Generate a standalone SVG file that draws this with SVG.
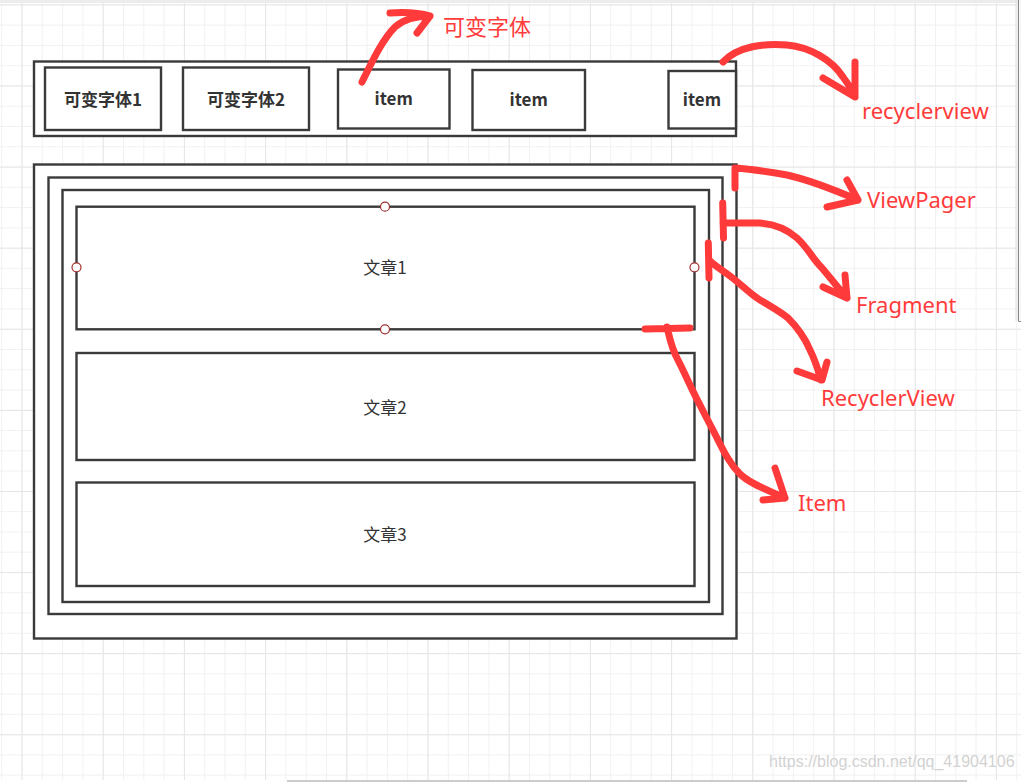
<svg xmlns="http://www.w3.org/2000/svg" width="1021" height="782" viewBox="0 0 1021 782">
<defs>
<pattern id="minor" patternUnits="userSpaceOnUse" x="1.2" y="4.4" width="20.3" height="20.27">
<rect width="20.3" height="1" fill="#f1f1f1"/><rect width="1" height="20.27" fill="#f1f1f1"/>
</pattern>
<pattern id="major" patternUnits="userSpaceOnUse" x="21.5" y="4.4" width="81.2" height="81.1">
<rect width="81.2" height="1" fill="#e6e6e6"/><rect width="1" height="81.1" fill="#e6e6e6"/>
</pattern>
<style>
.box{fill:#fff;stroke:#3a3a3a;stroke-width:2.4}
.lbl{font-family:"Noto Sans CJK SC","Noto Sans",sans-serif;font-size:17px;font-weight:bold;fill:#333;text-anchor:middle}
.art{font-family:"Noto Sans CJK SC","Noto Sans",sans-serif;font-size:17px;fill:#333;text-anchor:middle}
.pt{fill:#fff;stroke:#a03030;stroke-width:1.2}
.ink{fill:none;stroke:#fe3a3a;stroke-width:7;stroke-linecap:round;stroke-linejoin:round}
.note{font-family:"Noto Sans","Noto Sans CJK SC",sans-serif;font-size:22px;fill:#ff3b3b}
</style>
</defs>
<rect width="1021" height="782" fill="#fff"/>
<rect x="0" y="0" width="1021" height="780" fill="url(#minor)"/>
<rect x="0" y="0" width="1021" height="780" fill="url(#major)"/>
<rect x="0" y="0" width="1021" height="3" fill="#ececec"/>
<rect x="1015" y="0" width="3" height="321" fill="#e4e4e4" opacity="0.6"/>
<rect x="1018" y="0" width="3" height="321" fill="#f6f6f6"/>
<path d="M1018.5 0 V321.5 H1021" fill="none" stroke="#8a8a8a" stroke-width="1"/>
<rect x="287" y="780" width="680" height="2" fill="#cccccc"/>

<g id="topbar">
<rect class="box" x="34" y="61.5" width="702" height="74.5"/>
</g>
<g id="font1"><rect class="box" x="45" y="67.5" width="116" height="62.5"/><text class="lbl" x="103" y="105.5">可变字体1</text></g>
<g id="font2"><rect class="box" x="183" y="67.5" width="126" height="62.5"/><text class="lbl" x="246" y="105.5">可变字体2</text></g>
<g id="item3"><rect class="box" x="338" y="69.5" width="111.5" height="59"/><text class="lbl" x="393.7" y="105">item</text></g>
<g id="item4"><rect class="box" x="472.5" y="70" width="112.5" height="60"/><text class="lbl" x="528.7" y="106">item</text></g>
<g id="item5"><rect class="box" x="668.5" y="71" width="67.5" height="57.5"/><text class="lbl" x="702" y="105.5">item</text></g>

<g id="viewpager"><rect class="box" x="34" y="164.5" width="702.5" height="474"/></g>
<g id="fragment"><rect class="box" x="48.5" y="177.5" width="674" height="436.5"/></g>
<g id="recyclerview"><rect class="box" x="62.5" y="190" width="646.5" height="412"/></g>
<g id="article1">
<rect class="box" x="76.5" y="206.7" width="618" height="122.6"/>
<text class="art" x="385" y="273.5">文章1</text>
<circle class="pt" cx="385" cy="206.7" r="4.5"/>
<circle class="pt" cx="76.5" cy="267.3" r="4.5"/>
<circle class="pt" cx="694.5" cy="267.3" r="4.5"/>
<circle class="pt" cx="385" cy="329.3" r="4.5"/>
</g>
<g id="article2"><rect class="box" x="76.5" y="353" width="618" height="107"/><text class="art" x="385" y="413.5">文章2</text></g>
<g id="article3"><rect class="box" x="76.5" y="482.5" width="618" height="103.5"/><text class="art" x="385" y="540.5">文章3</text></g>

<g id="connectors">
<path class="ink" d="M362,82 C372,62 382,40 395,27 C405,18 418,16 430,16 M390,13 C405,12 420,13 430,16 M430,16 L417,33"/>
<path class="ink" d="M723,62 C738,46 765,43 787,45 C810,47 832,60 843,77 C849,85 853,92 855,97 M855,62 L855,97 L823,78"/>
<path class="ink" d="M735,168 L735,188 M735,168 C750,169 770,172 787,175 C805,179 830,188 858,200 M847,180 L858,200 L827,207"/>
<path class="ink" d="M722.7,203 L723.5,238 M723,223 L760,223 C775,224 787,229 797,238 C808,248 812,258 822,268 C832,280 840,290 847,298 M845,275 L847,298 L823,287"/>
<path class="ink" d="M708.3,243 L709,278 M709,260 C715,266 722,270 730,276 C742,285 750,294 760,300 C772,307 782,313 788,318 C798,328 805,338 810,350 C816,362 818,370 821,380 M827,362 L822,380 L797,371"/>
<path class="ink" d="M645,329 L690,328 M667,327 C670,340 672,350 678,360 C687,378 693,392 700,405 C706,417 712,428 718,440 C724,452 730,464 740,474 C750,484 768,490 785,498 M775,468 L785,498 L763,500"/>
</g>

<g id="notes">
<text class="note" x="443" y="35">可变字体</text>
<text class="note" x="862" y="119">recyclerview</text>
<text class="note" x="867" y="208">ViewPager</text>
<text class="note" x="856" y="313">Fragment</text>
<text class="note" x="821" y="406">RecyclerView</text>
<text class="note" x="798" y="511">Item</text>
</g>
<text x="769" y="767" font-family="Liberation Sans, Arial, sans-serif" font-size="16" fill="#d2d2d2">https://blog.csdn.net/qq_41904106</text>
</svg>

================

Exclude the pictures. Write out the remaining data exactly.

Generate a standalone SVG file that draws this with SVG.
<svg xmlns="http://www.w3.org/2000/svg" width="1021" height="782" viewBox="0 0 1021 782">
<defs>
<pattern id="minor" patternUnits="userSpaceOnUse" x="1.2" y="4.4" width="20.3" height="20.27">
<rect width="20.3" height="1" fill="#f1f1f1"/><rect width="1" height="20.27" fill="#f1f1f1"/>
</pattern>
<pattern id="major" patternUnits="userSpaceOnUse" x="21.5" y="4.4" width="81.2" height="81.1">
<rect width="81.2" height="1" fill="#e6e6e6"/><rect width="1" height="81.1" fill="#e6e6e6"/>
</pattern>
<style>
.box{fill:#fff;stroke:#3a3a3a;stroke-width:2.4}
.lbl{font-family:"Noto Sans CJK SC","Noto Sans",sans-serif;font-size:17px;font-weight:bold;fill:#333;text-anchor:middle}
.art{font-family:"Noto Sans CJK SC","Noto Sans",sans-serif;font-size:17px;fill:#333;text-anchor:middle}
.pt{fill:#fff;stroke:#a03030;stroke-width:1.2}
.ink{fill:none;stroke:#fe3a3a;stroke-width:7;stroke-linecap:round;stroke-linejoin:round}
.note{font-family:"Noto Sans","Noto Sans CJK SC",sans-serif;font-size:22px;fill:#ff3b3b}
</style>
</defs>
<rect width="1021" height="782" fill="#fff"/>
<rect x="0" y="0" width="1021" height="780" fill="url(#minor)"/>
<rect x="0" y="0" width="1021" height="780" fill="url(#major)"/>
<rect x="0" y="0" width="1021" height="3" fill="#ececec"/>
<rect x="1015" y="0" width="3" height="321" fill="#e4e4e4" opacity="0.6"/>
<rect x="1018" y="0" width="3" height="321" fill="#f6f6f6"/>
<path d="M1018.5 0 V321.5 H1021" fill="none" stroke="#8a8a8a" stroke-width="1"/>
<rect x="287" y="780" width="680" height="2" fill="#cccccc"/>

<g id="topbar">
<rect class="box" x="34" y="61.5" width="702" height="74.5"/>
</g>
<g id="font1"><rect class="box" x="45" y="67.5" width="116" height="62.5"/><text class="lbl" x="103" y="105.5">可变字体1</text></g>
<g id="font2"><rect class="box" x="183" y="67.5" width="126" height="62.5"/><text class="lbl" x="246" y="105.5">可变字体2</text></g>
<g id="item3"><rect class="box" x="338" y="69.5" width="111.5" height="59"/><text class="lbl" x="393.7" y="105">item</text></g>
<g id="item4"><rect class="box" x="472.5" y="70" width="112.5" height="60"/><text class="lbl" x="528.7" y="106">item</text></g>
<g id="item5"><rect class="box" x="668.5" y="71" width="67.5" height="57.5"/><text class="lbl" x="702" y="105.5">item</text></g>

<g id="viewpager"><rect class="box" x="34" y="164.5" width="702.5" height="474"/></g>
<g id="fragment"><rect class="box" x="48.5" y="177.5" width="674" height="436.5"/></g>
<g id="recyclerview"><rect class="box" x="62.5" y="190" width="646.5" height="412"/></g>
<g id="article1">
<rect class="box" x="76.5" y="206.7" width="618" height="122.6"/>
<text class="art" x="385" y="273.5">文章1</text>
<circle class="pt" cx="385" cy="206.7" r="4.5"/>
<circle class="pt" cx="76.5" cy="267.3" r="4.5"/>
<circle class="pt" cx="694.5" cy="267.3" r="4.5"/>
<circle class="pt" cx="385" cy="329.3" r="4.5"/>
</g>
<g id="article2"><rect class="box" x="76.5" y="353" width="618" height="107"/><text class="art" x="385" y="413.5">文章2</text></g>
<g id="article3"><rect class="box" x="76.5" y="482.5" width="618" height="103.5"/><text class="art" x="385" y="540.5">文章3</text></g>

<g id="connectors">
<path class="ink" d="M362,82 C372,62 382,40 395,27 C405,18 418,16 430,16 M390,13 C405,12 420,13 430,16 M430,16 L417,33"/>
<path class="ink" d="M723,62 C738,46 765,43 787,45 C810,47 832,60 843,77 C849,85 853,92 855,97 M855,62 L855,97 L823,78"/>
<path class="ink" d="M735,168 L735,188 M735,168 C750,169 770,172 787,175 C805,179 830,188 858,200 M847,180 L858,200 L827,207"/>
<path class="ink" d="M722.7,203 L723.5,238 M723,223 L760,223 C775,224 787,229 797,238 C808,248 812,258 822,268 C832,280 840,290 847,298 M845,275 L847,298 L823,287"/>
<path class="ink" d="M708.3,243 L709,278 M709,260 C715,266 722,270 730,276 C742,285 750,294 760,300 C772,307 782,313 788,318 C798,328 805,338 810,350 C816,362 818,370 821,380 M827,362 L822,380 L797,371"/>
<path class="ink" d="M645,329 L690,328 M667,327 C670,340 672,350 678,360 C687,378 693,392 700,405 C706,417 712,428 718,440 C724,452 730,464 740,474 C750,484 768,490 785,498 M775,468 L785,498 L763,500"/>
</g>

<g id="notes">
<text class="note" x="443" y="35">可变字体</text>
<text class="note" x="862" y="119">recyclerview</text>
<text class="note" x="867" y="208">ViewPager</text>
<text class="note" x="856" y="313">Fragment</text>
<text class="note" x="821" y="406">RecyclerView</text>
<text class="note" x="798" y="511">Item</text>
</g>
<text x="769" y="767" font-family="Liberation Sans, Arial, sans-serif" font-size="16" fill="#d2d2d2">https://blog.csdn.net/qq_41904106</text>
</svg>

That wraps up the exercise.